Gorillaz - Demon Days

2010-01-15 | |

When the world seemed like there was no hope for music left, along came Damon Albarn, fresh from Blur, and he took some cartoon men and made them sing. And what they did was take the base of trip-hop, and tear it up to make their own music. Their debut album wasn't exactly trip-hop, as hip-hop over dub; and their second album was more hip-pop, but, buried under it all, under the paint and the facades was the last of the trip-hop albums: Demon Days.

What Gorillaz managed to do with this album is create music for the masses. It was still lyrical; it was still poetic; it still had that dark vibe taken from the trip-hop of the nineties. And yet, it was different. It was a unique slice of the mind of Damon Albarn. It was something that the kids growing up had never heard before. Aside from Gorillaz, there wasn't a large mainstream group putting out this kind of music.

I find Demon Days interesting. It blended the sounds of Blur, and more than just Albarn's vocals, with the electronic world. O Green World took on a distinctly Blur-esque sound, but yet moulded it to fit in with the Gorillaz persona. They took on hip-hop; they took on any challenge that came before them. It was inspiring.
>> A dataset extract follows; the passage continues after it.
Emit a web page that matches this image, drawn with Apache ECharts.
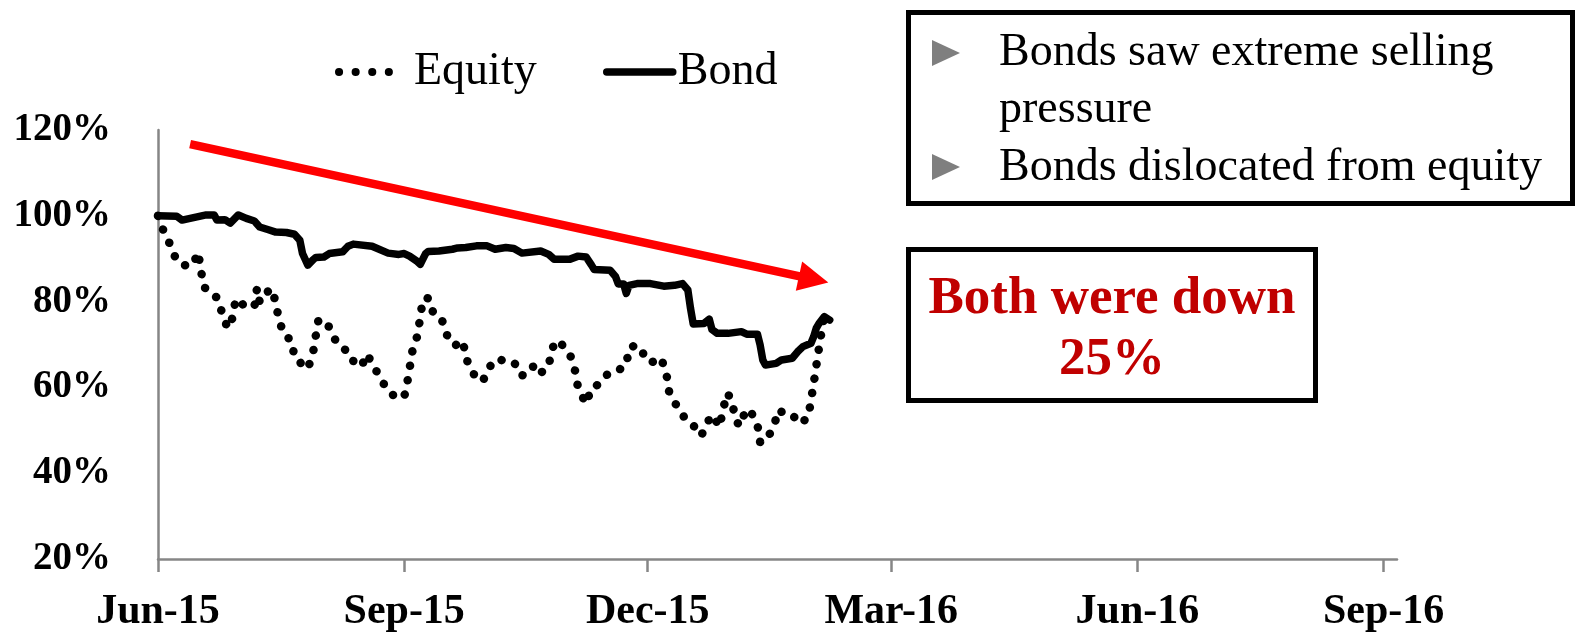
<!DOCTYPE html>
<html>
<head>
<meta charset="utf-8">
<script src="https://cdn.jsdelivr.net/npm/echarts@6/dist/echarts.min.js"></script>
<style>
html,body{margin:0;padding:0;background:#fff;}
#chart{width:1578px;height:640px;}
</style>
</head>
<body>
<div id="chart"></div>
<script>
// ---------------- DATA ----------------
const tickDates = ['2015-06-01','2015-09-01','2015-12-01','2016-03-01','2016-06-01','2016-09-01'];
const tickLabels = ['Jun-15','Sep-15','Dec-15','Mar-16','Jun-16','Sep-16'];
const yTicks = [20, 40, 60, 80, 100, 120];

const equityDates = ['2015-06-01','2015-06-03','2015-06-06','2015-06-08','2015-06-11','2015-06-14','2015-06-16','2015-06-17','2015-06-18','2015-06-21',
'2015-06-23','2015-06-25','2015-06-27','2015-06-29','2015-06-30','2015-07-03','2015-07-07','2015-07-08','2015-07-09','2015-07-13',
'2015-07-15','2015-07-16','2015-07-18','2015-07-21','2015-07-22','2015-07-27','2015-07-29','2015-07-30','2015-07-31','2015-08-04',
'2015-08-05','2015-08-07','2015-08-11','2015-08-12','2015-08-16','2015-08-18','2015-08-20','2015-08-23','2015-08-26','2015-08-29',
'2015-09-01','2015-09-02','2015-09-03','2015-09-04','2015-09-06','2015-09-07','2015-09-08','2015-09-10','2015-09-12','2015-09-15',
'2015-09-17','2015-09-20','2015-09-22','2015-09-23','2015-09-24','2015-09-27','2015-09-28','2015-09-30','2015-10-02','2015-10-04',
'2015-10-07','2015-10-12','2015-10-15','2015-10-19','2015-10-21','2015-10-25','2015-10-26','2015-10-28','2015-10-31','2015-11-02',
'2015-11-04','2015-11-05','2015-11-08','2015-11-10','2015-11-13','2015-11-16','2015-11-19','2015-11-23','2015-11-24','2015-11-27',
'2015-11-30','2015-12-02','2015-12-06','2015-12-08','2015-12-09','2015-12-12','2015-12-15','2015-12-17','2015-12-21','2015-12-23',
'2015-12-25','2015-12-28','2015-12-29','2015-12-31','2016-01-02','2016-01-04','2016-01-06','2016-01-08','2016-01-11','2016-01-12',
'2016-01-14','2016-01-17','2016-01-19','2016-01-21','2016-01-24','2016-01-27','2016-01-30','2016-01-31','2016-02-01','2016-02-02',
'2016-02-03','2016-02-04','2016-02-05'];
const equityValues = [100.0,96.6,92.7,89.4,88.5,88.5,91.5,87.6,83.6,81.5,
81.0,77.3,73.8,76.4,80.6,79.2,78.7,83.1,79.9,83.1,
80.1,76.2,72.4,70.8,66.9,64.3,68.3,72.2,75.9,74.1,
72.7,70.1,68.3,66.6,64.8,67.8,65.7,62.2,59.2,57.6,
57.8,60.6,64.3,68.3,72.2,76.4,80.6,80.8,77.1,75.9,
72.2,69.7,70.8,70.8,66.9,63.1,62.4,61.3,63.1,66.2,
66.4,65.9,62.7,65.0,62.9,64.8,68.7,71.0,69.4,67.6,
63.6,59.7,56.2,59.9,60.8,63.1,63.6,65.2,69.2,69.9,
67.3,65.7,66.9,63.1,59.0,55.5,52.7,52.0,48.7,51.5,
53.6,50.8,54.8,58.7,55.0,51.0,53.6,55.0,51.3,47.3,
47.3,50.8,54.8,53.8,53.6,51.5,53.1,56.9,60.8,65.0,
69.2,73.1,76.6];

const bondDates = ['2015-06-01','2015-06-08','2015-06-10','2015-06-13','2015-06-19','2015-06-22','2015-06-23','2015-06-26','2015-06-28','2015-07-01',
'2015-07-04','2015-07-07','2015-07-09','2015-07-12','2015-07-15','2015-07-19','2015-07-22','2015-07-24','2015-07-25','2015-07-27',
'2015-07-29','2015-07-30','2015-08-02','2015-08-04','2015-08-09','2015-08-11','2015-08-13','2015-08-20','2015-08-26','2015-08-30',
'2015-09-01','2015-09-03','2015-09-06','2015-09-07','2015-09-09','2015-09-10','2015-09-14','2015-09-19','2015-09-21','2015-09-24',
'2015-09-28','2015-10-02','2015-10-05','2015-10-09','2015-10-12','2015-10-15','2015-10-22','2015-10-25','2015-10-27','2015-11-02',
'2015-11-05','2015-11-08','2015-11-10','2015-11-11','2015-11-17','2015-11-19','2015-11-20','2015-11-22','2015-11-23','2015-11-24',
'2015-11-27','2015-12-02','2015-12-07','2015-12-11','2015-12-14','2015-12-16','2015-12-17','2015-12-18','2015-12-22','2015-12-24',
'2015-12-25','2015-12-27','2015-12-31','2016-01-05','2016-01-07','2016-01-11','2016-01-12','2016-01-13','2016-01-14','2016-01-18',
'2016-01-20','2016-01-24','2016-01-26','2016-01-28','2016-01-31','2016-02-01','2016-02-02','2016-02-03','2016-02-05','2016-02-07'];
const bondValues = [100.0,99.9,99.0,99.4,100.2,100.2,99.0,99.1,98.3,100.2,
99.4,98.8,97.4,96.8,96.2,96.1,95.7,94.3,91.2,88.5,
89.8,90.3,90.4,91.2,91.6,92.9,93.4,92.9,91.3,91.0,
91.2,90.6,89.3,88.7,91.2,91.7,91.8,92.2,92.5,92.6,
93.0,93.0,92.2,92.6,92.4,91.3,91.8,91.0,89.9,89.9,
90.6,90.4,88.5,87.5,87.3,85.8,84.1,84.1,81.9,83.8,
84.2,84.2,83.6,83.8,84.2,82.7,78.4,74.8,74.9,75.9,
73.5,72.6,72.6,73.0,72.4,72.4,69.9,66.4,65.2,65.6,
66.4,66.8,68.3,69.5,70.3,71.8,73.8,74.9,76.5,75.7];

const arrowFrom = ['2015-06-13', 116.7];
const arrowTo = ['2016-02-01', 85.2];

const seriesNames = ['Equity', 'Bond'];
const noteLines = ['Bonds saw extreme selling', 'pressure', 'Bonds dislocated from equity'];
const calloutLines = ['Both were down', '25%'];

// ---------------- HELPERS ----------------
function toTs(s) { const p = s.split('-').map(Number); return Date.UTC(p[0], p[1] - 1, p[2]); }
function pairs(dates, vals) { return dates.map((d, i) => [toTs(d), vals[i]]); }
const tickTimes = tickDates.map(toTs);

const serif = '"Liberation Serif", "DejaVu Serif", serif';
const axisGray = '#868686';
const hiddenItem = { color: 'rgba(0,0,0,0)', borderColor: 'rgba(0,0,0,0)', borderWidth: 0, opacity: 0 };

const chart = echarts.init(document.getElementById('chart'), null, { renderer: 'canvas' });

const option = {
  animation: false,
  backgroundColor: '#ffffff',
  color: ['#000000', '#000000'],
  grid: { left: 158, right: 181, top: 130, bottom: 81, containLabel: false },
  legend: [
    {
      data: [{ name: seriesNames[0],
               itemStyle: hiddenItem,
               lineStyle: { color: '#000', width: 8, cap: 'round', type: [0.1, 16.5, 0.1, 16.5, 0.1, 16.5, 0.1, 200] } }],
      left: 330, top: 44, itemWidth: 70, itemHeight: 20,
      itemStyle: hiddenItem,
      textStyle: { fontFamily: serif, fontSize: 46, color: '#000' },
      selectedMode: false
    },
    {
      data: [{ name: seriesNames[1],
               itemStyle: hiddenItem,
               lineStyle: { color: '#000', width: 7.5, cap: 'round', type: 'solid' } }],
      left: 598, top: 44, itemWidth: 66, itemHeight: 20,
      itemStyle: hiddenItem,
      textStyle: { fontFamily: serif, fontSize: 46, color: '#000' },
      selectedMode: false
    }
  ],
  xAxis: {
    type: 'value',
    min: toTs('2015-06-01'),
    max: toTs('2016-09-06'),
    splitLine: { show: false },
    axisLine: { show: true, lineStyle: { color: axisGray, width: 2.5 } },
    axisTick: { show: true, length: 13, lineStyle: { color: axisGray, width: 2.5 }, customValues: tickTimes },
    axisLabel: {
      customValues: tickTimes,
      margin: 32,
      fontFamily: serif, fontSize: 42, fontWeight: 'bold', color: '#000',
      formatter: function (v) {
        let best = 0, bd = Infinity;
        tickTimes.forEach((t, i) => { const dd = Math.abs(t - v); if (dd < bd) { bd = dd; best = i; } });
        return tickLabels[best];
      }
    }
  },
  yAxis: {
    type: 'value',
    min: yTicks[0], max: yTicks[yTicks.length - 1], interval: 20,
    splitLine: { show: false },
    axisLine: { show: true, lineStyle: { color: axisGray, width: 2.5 } },
    axisTick: { show: false },
    axisLabel: {
      margin: 47,
      fontFamily: serif, fontSize: 39, fontWeight: 'bold', color: '#000',
      formatter: '{value}%'
    }
  },
  series: [
    {
      name: seriesNames[0],
      type: 'line',
      data: pairs(equityDates, equityValues),
      showSymbol: false, symbol: 'none',
      silent: true,
      itemStyle: { color: '#000' },
      emphasis: { disabled: true },
      lineStyle: { color: '#000000', width: 8.5, type: [0.1, 14.5], cap: 'round', join: 'round' },
      z: 2
    },
    {
      name: seriesNames[1],
      type: 'line',
      data: pairs(bondDates, bondValues),
      showSymbol: false, symbol: 'none',
      silent: true,
      itemStyle: { color: '#000' },
      emphasis: { disabled: true },
      lineStyle: { color: '#000000', width: 7.5, type: 'solid', cap: 'round', join: 'round' },
      z: 3,
      markLine: {
        silent: true,
        z: 10,
        symbol: ['none', 'triangle'],
        symbolSize: 30,
        label: { show: false },
        emphasis: { disabled: true },
        itemStyle: { color: '#FF0000' },
        lineStyle: { color: '#FF0000', width: 8.5, type: 'solid', cap: 'butt' },
        data: [[
          { coord: [toTs(arrowFrom[0]), arrowFrom[1]], symbol: 'none' },
          { coord: [toTs(arrowTo[0]), arrowTo[1]], symbol: 'triangle', symbolSize: 30 }
        ]]
      }
    }
  ],
  graphic: [
    { type: 'rect', shape: { x: 908.5, y: 12.5, width: 664, height: 191 },
      style: { fill: '#ffffff', stroke: '#000000', lineWidth: 5 }, silent: true, z: 20 },
    { type: 'polygon', shape: { points: [[932, 40], [960, 53], [932, 66]] }, style: { fill: '#7f7f7f' }, silent: true, z: 21 },
    { type: 'polygon', shape: { points: [[932, 154], [960, 167], [932, 180]] }, style: { fill: '#7f7f7f' }, silent: true, z: 21 },
    { type: 'text', x: 999, y: 53, silent: true, z: 21,
      style: { text: noteLines[0], font: '46px ' + serif, fill: '#000', textAlign: 'left', textVerticalAlign: 'middle' } },
    { type: 'text', x: 999, y: 110, silent: true, z: 21,
      style: { text: noteLines[1], font: '46px ' + serif, fill: '#000', textAlign: 'left', textVerticalAlign: 'middle' } },
    { type: 'text', x: 999, y: 168, silent: true, z: 21,
      style: { text: noteLines[2], font: '46px ' + serif, fill: '#000', textAlign: 'left', textVerticalAlign: 'middle' } },
    { type: 'rect', shape: { x: 908.5, y: 249.5, width: 407, height: 151 },
      style: { fill: '#ffffff', stroke: '#000000', lineWidth: 5 }, silent: true, z: 20 },
    { type: 'text', x: 1112, y: 299, silent: true, z: 21,
      style: { text: calloutLines[0], font: 'bold 53px ' + serif, fill: '#C00000', textAlign: 'center', textVerticalAlign: 'middle' } },
    { type: 'text', x: 1112, y: 360, silent: true, z: 21,
      style: { text: calloutLines[1], font: 'bold 53px ' + serif, fill: '#C00000', textAlign: 'center', textVerticalAlign: 'middle' } }
  ]
};

chart.setOption(option);
</script>
</body>
</html>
Admittedly, for me, as a person who struggles with traditional hip-hop, I find this album hard to listen to. Songs like El Manana just don't 'do' it for me. I don't know what it is, but, I still can see the value in the songs I don't like. I suppose, in a way, it's the same as asking a fan of hip-hop to listen to Burzum without any prior warning - you're not always guaranteed a good answer. Ironically, when MF Doom gets involved on November Has Come, a true hip-hop tune, I loved it.

So, what are you getting here? Like I've said. It's not pureblood trip-hop. This is the progression. This is hip-pop in a sense; it's got the background, but, it's floated into lands unknown. A warning to all fellow travellers. Here be dragons, and rappers.

Overall: 7/10 - Ironically, it's the fact that it's not trip-hop enough that makes this progression lose marks. Compared to the others, it's just an album; but, it's an evolution away from the years of Portishead, and Massive Attack.